Lise Goussot vous êtes responsable de la médiathèque de l’Alliance Française de Quito (AFQ) en Equateur, et vous m’avez sollicitée pour la production d’un livre interactif dont l’écriture, les illustrations et la très belle musique sont le fruit du travail d’artistes locaux. Pouvez-vous revenir sur la genèse du projet.

L’album numérique de « La tristesse de l’oiseau bleu » est né suite à un appel à projet de l’Institut Français, qui cherche à valoriser, entre autres choses, l’usage des nouvelles technologies.
Nous venions de recevoir à l’AFQ Charlotte Gastaut pour une exposition sur ses illustrations et elle m’avait présenté son très beau livre en réalité augmentée (Copain ?, chez Albin Michel, coll. Histoires animées). Cela m’a donné envie de suivre cette piste, et allier le talent équatorien au savoir-faire français. Connaissant le travail de La Souris Qui Raconte, j’ai pris contact avec Françoise Prêtre, qui m’a très bien reçue et aidée dans l’étape de préparation de ce projet.
Nous avons alors lancé le concours sur nos réseaux, pour réaliser un album numérique bilingue français/espagnol, qui serait édité par LSQR et diffusé sur la Culturethèque (la médiathèque numérique du réseau français à l’étranger). Parmi les projets qui nous sont parvenus, deux ont particulièrement retenu notre attention de par les thématiques abordées et la qualité de l’illustration, mais c’est finalement « La tristeza del pajaro azul » qui l’a emporté, car il se prêtait davantage à l’animation.
Pour la musique, nous souhaitions aussi quelque chose dont la couleur corresponde au texte. L’auteur-compositeur équatorien Alex Alvear a eu la gentillesse de nous prêter sa musique dès que nous le lui avons demandé, ce dont nous le remercions grandement tant ses mélodies complètent l’univers de l’album.
À côté de ce projet, nous travaillons avec des classes de français sur l’album jeunesse et ses différents supports. Au final, les élèves équatoriens vont écrire en français et illustrer leur propre conte que nous mettrons aussi en ligne sur la Culturethèque. Ces travaux seront alors visibles dans le monde entier.

Comment les rôles se sont-ils répartis entre Institut Français (IF) et Alliance Française (AF) et pouvez-vous nous expliquer la différence entre l’un et l’autre ?

À la différence des IF qui dépendent de l’Etat, les AF sont des associations privées locales, à but non lucratif, et sont autofinancées. Mais nous accomplissons le même travail, à savoir la diffusion de la langue et de la culture française à l’étranger.
L’AFQ est à l’origine du concours auprès des auteurs/illustrateurs équatoriens.

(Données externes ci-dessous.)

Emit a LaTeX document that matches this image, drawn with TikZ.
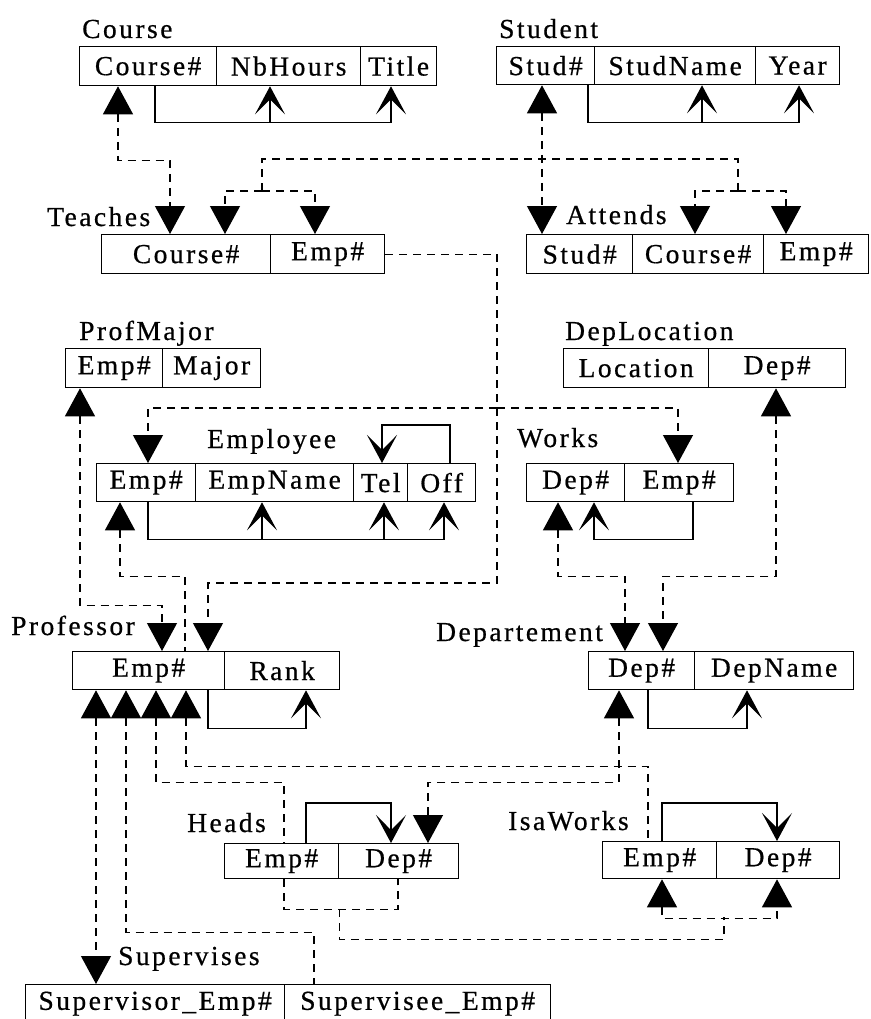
\documentclass[tikz,border=0pt]{standalone}
\usepackage{fontspec}
\newfontfamily\relfont[LetterSpace=9,FakeBold=0.6]{Liberation Serif}
\usepackage{tikz}
\usetikzlibrary{arrows.meta}

\tikzset{
  cell/.style={draw, line width=1.3pt, inner sep=0pt, anchor=north west,
    minimum height=38pt, font=\relfont\fontsize{27.5}{30}\selectfont},
  lbl/.style={inner sep=0pt, anchor=base west, font=\relfont\fontsize{27.5}{30}\selectfont},
  fd/.style={line width=1.3pt, -{Stealth[length=28pt,width=30pt,inset=15pt]}},
  ind/.style={line width=1.2pt, dash pattern=on 8pt off 6pt}
}

\begin{document}
\begin{tikzpicture}[x=1pt, y=-1pt, >={Triangle[length=28pt,width=30pt]}]
  \useasboundingbox (0,0) rectangle (870,1019);

  % relations
  \node[lbl] (lblCourse) at (82,38) {Course};
  \node[cell, minimum width=137pt, minimum height=39pt] (courseNo) at (79,46) {Course\#};
  \node[cell, minimum width=144pt, minimum height=39pt] (courseHours) at (216,46) {NbHours};
  \node[cell, minimum width=76pt, minimum height=39pt] (courseTitle) at (360,46) {Title};

  \node[lbl] (lblStudent) at (499,38) {Student};
  \node[cell, minimum width=98pt] (studNo) at (496,46) {Stud\#};
  \node[cell, minimum width=161pt] (studName) at (594,46) {StudName};
  \node[cell, minimum width=84pt] (studYear) at (755,46) {Year};

  \node[lbl] (lblTeaches) at (47,226) {Teaches};
  \node[cell, minimum width=169pt, minimum height=39pt] (teachCourse) at (101,234) {Course\#};
  \node[cell, minimum width=114pt, minimum height=39pt] (teachEmp) at (270,234) {Emp\#};

  \node[lbl] (lblAttends) at (566,224) {Attends};
  \node[cell, minimum width=106pt, minimum height=39pt] (attStud) at (526,234) {Stud\#};
  \node[cell, minimum width=131pt, minimum height=39pt] (attCourse) at (632,234) {Course\#};
  \node[cell, minimum width=105pt, minimum height=39pt] (attEmp) at (763,234) {Emp\#};

  \node[lbl] (lblMajor) at (79,340) {ProfMajor};
  \node[cell, minimum width=97pt, minimum height=39pt] (majorEmp) at (65,348) {Emp\#};
  \node[cell, minimum width=98pt, minimum height=39pt] (majorMajor) at (162,348) {Major};

  \node[lbl] (lblLoc) at (565,340) {DepLocation};
  \node[cell, minimum width=145pt, minimum height=39pt] (locLoc) at (563,348) {Location};
  \node[cell, minimum width=137pt, minimum height=39pt] (locDep) at (708,348) {Dep\#};

  \node[lbl] (lblEmp) at (207,448) {Employee};
  \node[cell, minimum width=99pt] (empNo) at (96,463) {Emp\#};
  \node[cell, minimum width=158pt] (empName) at (195,463) {EmpName};
  \node[cell, minimum width=54pt] (empTel) at (353,463) {Tel};
  \node[cell, minimum width=68pt] (empOff) at (407,463) {Off};

  \node[lbl] (lblWorks) at (517,447) {Works};
  \node[cell, minimum width=98pt] (worksDep) at (526,463) {Dep\#};
  \node[cell, minimum width=109pt] (worksEmp) at (624,463) {Emp\#};

  \node[lbl] (lblProf) at (11,635) {Professor};
  \node[cell, minimum width=152pt] (profEmp) at (72,651) {Emp\#};
  \node[cell, minimum width=115pt] (profRank) at (224,651) {Rank};

  \node[lbl] (lblDep) at (436,641) {Departement};
  \node[cell, minimum width=106pt] (depNo) at (588,651) {Dep\#};
  \node[cell, minimum width=159pt] (depName) at (694,651) {DepName};

  \node[lbl] (lblHeads) at (187,832) {Heads};
  \node[cell, minimum width=114pt, minimum height=35pt] (headsEmp) at (224,843) {Emp\#};
  \node[cell, minimum width=120pt, minimum height=35pt] (headsDep) at (338,843) {Dep\#};

  \node[lbl] (lblIsa) at (508,830) {IsaWorks};
  \node[cell, minimum width=114pt, minimum height=37pt] (isaEmp) at (602,841) {Emp\#};
  \node[cell, minimum width=123pt, minimum height=37pt] (isaDep) at (716,841) {Dep\#};

  \node[lbl] (lblSup) at (118,965) {Supervises};
  \node[cell, minimum width=259pt] (supvisor) at (25,984) {Supervisor\_Emp\#};
  \node[cell, minimum width=266pt] (supvisee) at (284,984) {Supervisee\_Emp\#};

  % functional dependencies
  \draw[fd] ([xshift=76pt]courseNo.south west) -- ++(0,36) -| ([xshift=31pt]courseTitle.south west);
  \draw[fd] ([xshift=54pt,yshift=-36pt]courseHours.south west) -- ([xshift=54pt]courseHours.south west);
  \draw[fd] ([xshift=92pt]studNo.south west) -- ++(0,37) -| ([xshift=44pt]studYear.south west);
  \draw[fd] ([xshift=108pt,yshift=-37pt]studName.south west) -- ([xshift=108pt]studName.south west);
  \draw[fd] ([xshift=52pt]empNo.south west) -- ++(0,37) -| ([xshift=37pt]empOff.south west);
  \draw[fd] ([xshift=67pt,yshift=-37pt]empName.south west) -- ([xshift=67pt]empName.south west);
  \draw[fd] ([xshift=31pt,yshift=-37pt]empTel.south west) -- ([xshift=31pt]empTel.south west);
  \draw[fd] ([xshift=43pt]empOff.north west) -- ++(0,-38) -| ([xshift=29pt]empTel.north west);
  \draw[fd] ([xshift=69pt]worksEmp.south west) -- ++(0,37) -| ([xshift=68pt]worksDep.south west);
  \draw[fd] ([xshift=136pt]profEmp.south west) -- ++(0,38) -| ([xshift=82pt]profRank.south west);
  \draw[fd] ([xshift=60pt]depNo.south west) -- ++(0,38) -| ([xshift=53pt]depName.south west);
  \draw[fd] ([xshift=82pt]headsEmp.north west) -- ++(0,-40) -| ([xshift=53pt]headsDep.north west);
  \draw[fd] ([xshift=60pt]isaEmp.north west) -- ++(0,-38) -| ([xshift=61pt]isaDep.north west);

  % inclusion dependencies
  \draw[ind,<->] ([xshift=39pt]courseNo.south west) -- ++(0,74) -| ([xshift=69pt]teachCourse.north west);
  \draw[ind,<->] ([xshift=46pt]studNo.south west) -- ([xshift=16pt]attStud.north west);
  \coordinate (forkTeach) at (262,191);
  \coordinate (forkAtt) at (738,191);
  \draw[ind] (forkTeach) -- ++(0,-32) -| (forkAtt);
  \draw[ind,->] (forkTeach) -| ([xshift=124pt]teachCourse.north west);
  \draw[ind,->] (forkTeach) -| ([xshift=45pt]teachEmp.north west);
  \draw[ind,->] (forkAtt) -| ([xshift=63pt]attCourse.north west);
  \draw[ind,->] (forkAtt) -| ([xshift=23pt]attEmp.north west);

  \coordinate (forkEmp) at (497,408);
  \coordinate (forkProf) at (497,583);
  \draw[ind,->] (teachEmp.east) -| (forkProf) -| ([xshift=136pt]profEmp.north west);
  \draw[ind,->] (forkEmp) -| ([xshift=52pt]empNo.north west);
  \draw[ind,->] (forkEmp) -| ([xshift=54pt]worksEmp.north west);

  \draw[ind,<->] ([xshift=15pt]majorEmp.south west) -- ++(0,217) -| ([xshift=90pt]profEmp.north west);
  \draw[ind,<-] ([xshift=24pt]empNo.south west) -- ++(0,74) -| ([xshift=113pt]profEmp.north west);
  \draw[ind,<->] ([xshift=32pt]worksDep.south west) -- ++(0,74) -| ([xshift=37pt]depNo.north west);
  \draw[ind,<->] ([xshift=68pt]locDep.south west) -- ++(0,188) -| ([xshift=75pt]depNo.north west);

  \draw[ind,<->] ([xshift=24pt]profEmp.south west) -- ([xshift=71pt]supvisor.north west);
  \draw[ind,<-] ([xshift=54pt]profEmp.south west) -- ++(0,242) -| ([xshift=30pt]supvisee.north west);
  \draw[ind,<-] ([xshift=84pt]profEmp.south west) -- ++(0,92) -| ([xshift=60pt]headsEmp.north west);
  \draw[ind,<-] ([xshift=114pt]profEmp.south west) -- ++(0,76) -| ([xshift=46pt]isaEmp.north west);
  \draw[ind,<->] ([xshift=31pt]depNo.south west) -- ++(0,92) -| ([xshift=90pt]headsDep.north west);

  \coordinate (isaMid) at (724,917);
  \draw[ind] ([xshift=60pt]headsEmp.south west) -- ++(0,30) -| ([xshift=60pt]headsDep.south west);
  \draw[ind] ([yshift=-30pt]headsEmp.south east) -- ++(0,30) -| (isaMid);
  \draw[ind,<->] ([xshift=60pt]isaEmp.south west) -- ++(0,39) -| ([xshift=61pt]isaDep.south west);
\end{tikzpicture}
\end{document}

Une fois l’album sélectionné, nous l’avons traduit et nous avons fait le lien entre LSQR et Maria del Carmen Herrera (l’illustratice) pour toutes les demandes techniques de l’adaptation de l’illustration au format numérique.
Sur ce projet, le rôle de l’Institut Français concerne surtout le financement. Mais il ne se résume pas qu’à cela : sans la « Culturethèque », fournie et gérée par l’Institut Français, sur laquelle sera diffusé « La tristesse de l’oiseau bleu », ce projet n’aurait pas vu le jour.

Lorsque vous m’avez interrogée sur « La tristesse de l’oiseau bleu », ce n’est pas la demande qui m’a étonnée, mais de qui elle émanait. L’Équateur est un tout petit pays coincé entre la Colombie, le Pérou et l’océan Pacifique. L’Équateur, pays innovant sur les questions numériques ? Quelles raisons vous ont incités à éditer un livre numérique plutôt qu’un livre papier ?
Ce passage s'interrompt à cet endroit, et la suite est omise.